Le 20 janvier 1968, à Caen, les syndicats de la SAVIEM (métallurgie) lancent un mot d’ordre de grève d’une heure et demie pour l’obtention d’une augmentation de salaire (6 %), la création d’un fonds de garantie de ressources en cas de réduction d’horaires, et le respect des droits syndicaux. La base juge le mot d’ordre syndical insuffisant : un cortège de 500 ouvriers parcourt l’usine pour faire cesser le travail jusqu’à satisfaction des revendications et la grève se généralise tandis que l’usine est occupée. Des piquets de grève sont mis en place toute la nuit. La direction refuse toute négociation avant la reprise du travail. Le 22 janvier, après une agression de jaunes et de CRS, les travailleurs décident d’aller manifester en ville à Caen.

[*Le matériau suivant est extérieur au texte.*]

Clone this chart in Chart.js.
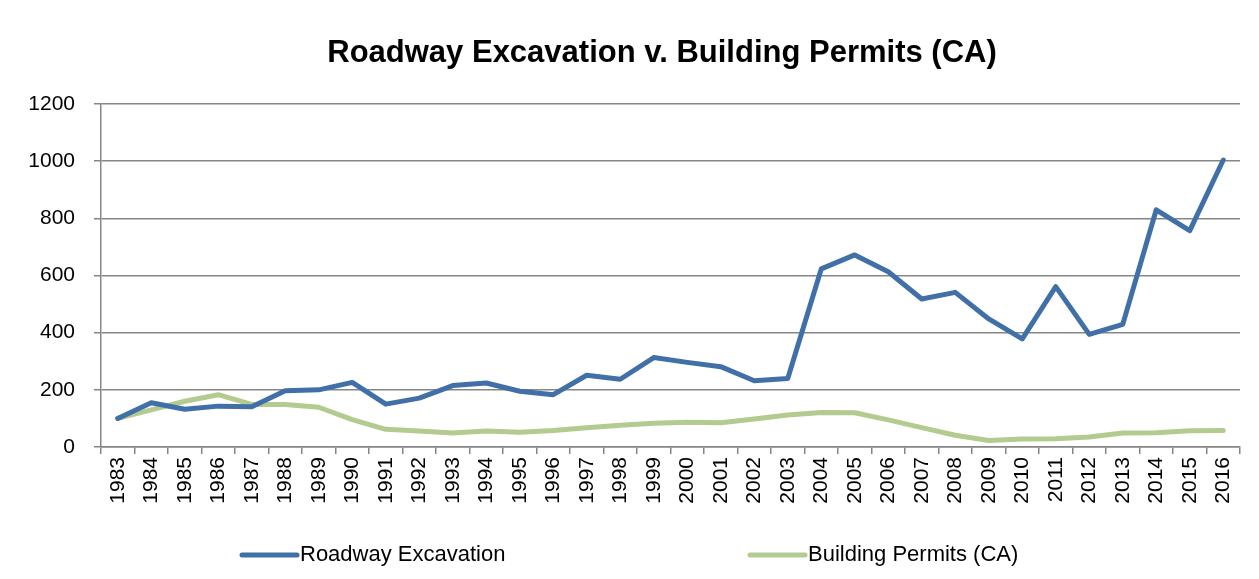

Des salariés d’autres usines en lutte (Jaeger, Sonolor) se joignent à eux : leur manifestation pacifique regroupe 4 à 5 000 personnes et est est chargée par les gendarmes mobiles. Les ouvriers se défendent. Le 26 janvier, après une manifestation encore plus massive, ont lieu de nouveaux affrontements (200 blessés) : les autorités parlent d’« éléments incontrôlés »... mais tous les jeunes arrêtés sont des ouvriers de la région.
D’autres usines rejoignent l’action. Ainsi chez Moulinex, dont le slogan publicitaire est depuis 1962 « Moulinex libère la femme », les ouvrières sont particulièrement exploitées. Il n’y existe pas encore de section syndicale. Sept ouvrières appellent à la grève le 31 janvier ; elles mettent un vélomoteur devant l’entrée et improvisent un piquet de grève. La moitié du personnel les suit.
Malgré la répression policière et patronale, dans les semaines qui suivent, c’est tout l’ouest de la France qui bouge. Dans toutes ces grèves, la base pousse les directions syndicales à durcir leurs mots d’ordre initiaux, des liens de solidarité s’établissent avec la population locale, les jeunes ouvriers résistent à la police…
Avant-garde jeunesse, le journal de la Jeunesse communiste révolutionnaire (JCR) de février-mars 1968 souligne que, si les initiatives nationales récentes des syndicats ont mobilisé assez peu de monde, « tous les mouvements sectoriels et locaux, sporadiques, violents, déclenchés un peu partout […] ne sont pas des accidents. Ils sont les symptômes les plus nets d’un mouvement, national, profond, diffus et qui se cherche ».